To connect a source to the pipeline, the administrator must have adequate permissions to perform a data export. Each source has its own method for exporting data. In some instances, it may be necessary to write a script or application that pulls data from the source.
Automated ETL makes this process much easier. Platforms like Xplenty are pre-configured to integrate with a large library of popular data sources. This allows the platform to automatically obtain data from the sources, without the need for coding, configuration, or batch jobs.
How is Data Transformed in the Pipeline?
Data may or may not require transformation before it is delivered to the destination. Depending on the nature of the pipeline, this transformation might include:
-
Data cleansing: Any erroneous values are amended or removed, including duplicates and null values.
-
Data mapping: Data is converted to fit the schema of the destination database.
-
Data harmonization: The data is further refined to ensure all values meet the logical rules of the destination database.
-
Data enrichment: Multiple data sources are merged to create a single, more detailed source.
-
Data masking: Sensitive values are obfuscated to preserve the privacy of the data’s subject.

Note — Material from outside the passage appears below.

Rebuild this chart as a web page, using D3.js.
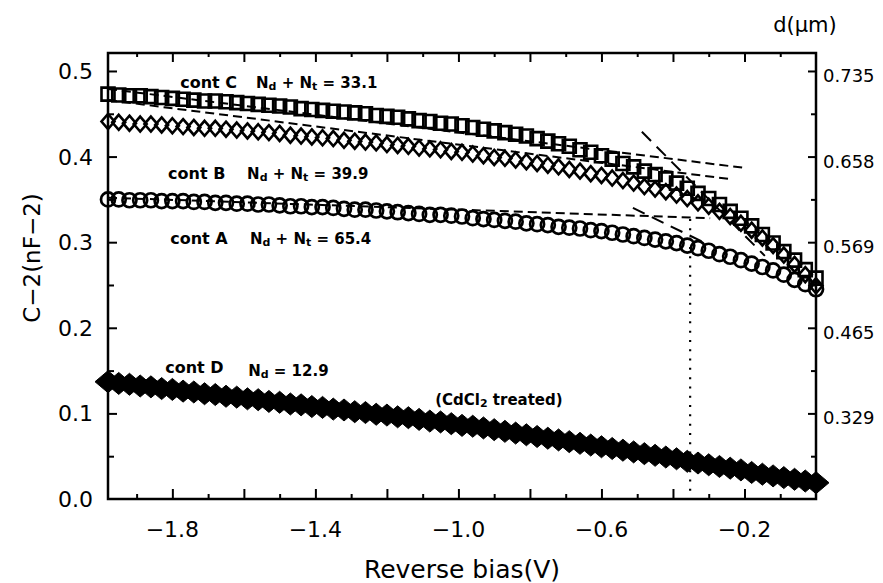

If any transformation is to occur during transit, the administrator will define rules, including a master schema. These rules have to be applied and verified manually unless an automated ETL tool is used.
ETL will apply any changes automatically to all data that passes through the pipeline. This is done by way of a staging layer, in which data is copied to a version of the destination schema.
Where Can the Pipeline Deposit Data?
Pipelines can connect to any suitable data repository. The ultimate destination depends on the purpose of the pipeline.
-
Relational database: The pipeline can connect to a simple relational database. This is most useful in scenarios when integrating multiple data sources, or when data must be transformed before production use.
-
Data warehouse: Pipelines are essential for data warehousing. The pipeline can be configured to gather data from multiple sources, and then transform that data to fit the warehouse schema. ETL ensures that the warehouse is updated accurately in real-time.
-
Data mart: Marts are subsections of a warehouse, with data collated for a specific business purpose. Data pipelines can help to supply these marts, ensuring that all data within the structure is relevant.
-
Data lake: A data is an unstructured repository for large quantities of data. When a pipeline connects to a data lake, it often won’t perform any substantial data transformation. Instead, the data is loaded to the lake in a raw format, and analysts use advanced tools to navigate. This approach is known as ELT (Extract, Load, Transform), as opposed to ETL.
Most data pipelines are unidirectional, with data flowing from sources to the destination. This is often the most efficient approach, although some implementations allow for bidirectional pipelines.
Compliance and Security Implications of Data Pipelines
Transporting data carries a certain degree of risk. The data could become corrupted, be incorrectly transformed, or even be intercepted by a third party.
Strong security protocols are essential when planning a data pipeline. Automated ETL platforms remove much of the risk involved, as data is never directly exposed. Instead, the ETL platform queries the destinations via API, then securely transports the data to its destination. Because there’s no manual interaction with the data, there is little risk.
Some data protection laws, such as GDPR, can restrict the way organizations operate on data. Data quality standards must be maintained, and the data may not be allowed to leave the jurisdiction. This can be a problem when using a third-party service that is based in another country.
Also, data quality must be preserved at all times. Any errors in the final data could constitute a data protection breach, as well as compromising the integrity of the data.
For this reason, organizations must have a process for tracking data lineage. This is metadata that details where data originated from, where it has been transported to, and what kind of transformation has taken place.